No faltan tampoco los contextos en los que Jesús, aunque
apreciado como hombre, es reducido solamente a una especie de líder carismático
o a un superhombre, y esto no sólo entre los no creyentes, sino incluso entre
muchos bautizados, que de ese modo terminan viviendo, en este ámbito, un
ateísmo de hecho.
Este es el mundo que nos ha sido confiado, y en el que, como
enseñó muchas veces el Papa Francisco, estamos llamados a dar testimonio de la
fe gozosa en Jesús Salvador. Por esto, también para nosotros, es esencial
repetir: «Tú eres el Mesías, el Hijo de Dios vivo» (Mt 16,16).

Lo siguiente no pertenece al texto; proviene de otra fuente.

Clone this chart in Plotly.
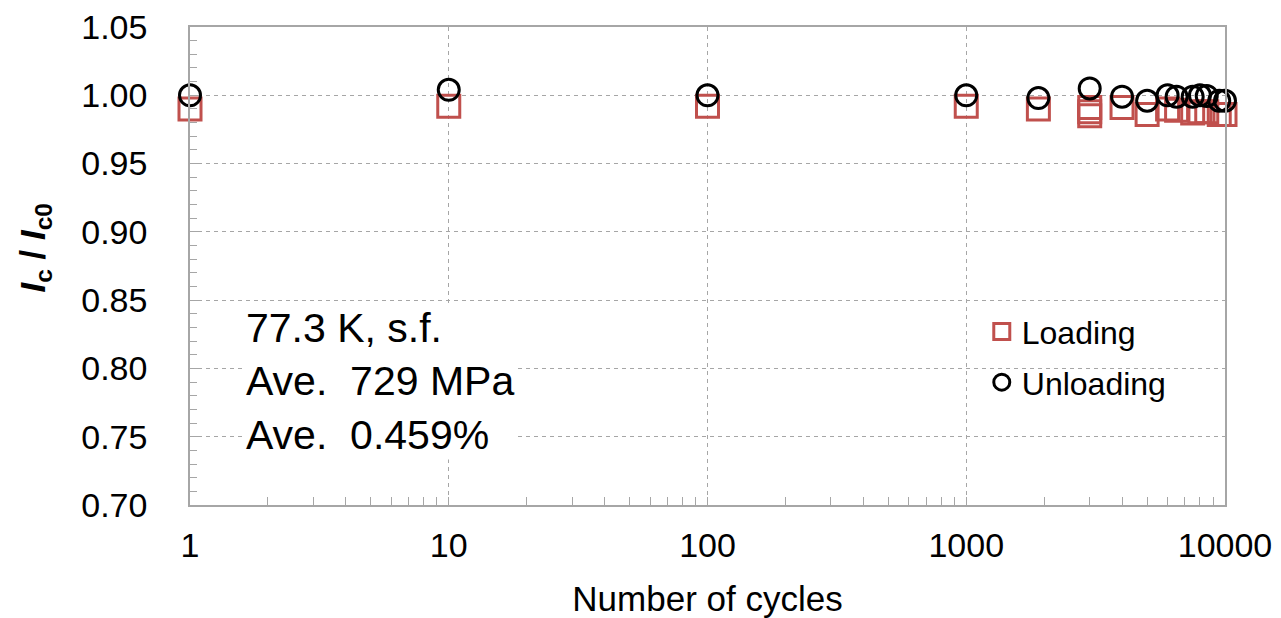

Es fundamental hacerlo antes de nada en nuestra relación
personal con Él, en el compromiso con un camino de conversión cotidiano. Pero
también, como Iglesia, viviendo juntos nuestra pertenencia al Señor y llevando
a todos la Buena Noticia (cf. CONCILIO VATICANO II, Const. dogmática, Lumen
gentium, 1).
Lo digo ante todo por mí, como Sucesor de Pedro, mientras inicio
mi misión de Obispo de la Iglesia que está en Roma, llamada a presidir en la
caridad la Iglesia universal, según la célebre expresión de S. Ignacio de
Antioquía (cf. Carta a los Romanos, Proemio). Él, conducido en cadenas a esta
ciudad, lugar de su inminente sacrificio, escribía a los cristianos que allí se
encontraban: «en ese momento seré verdaderamente discípulo de Cristo, cuando el
mundo ya no verá más mi cuerpo» (Carta a los Romanos, IV, 1). Hacía referencia
a ser devorado por las fieras del circo —y así ocurrió—, pero sus palabras
evocan en un sentido más general un compromiso irrenunciable para cualquiera
que en la Iglesia ejercite un ministerio de autoridad, desaparecer para que
permanezca Cristo, hacerse pequeño para que Él sea conocido y glorificado (cf.
Jn 3,30), gastándose hasta el final para que a nadie falte la oportunidad de
conocerlo y amarlo.
Que Dios me conceda esta gracia, hoy y siempre, con la ayuda de
la tierna intercesión de María, Madre de la Iglesia.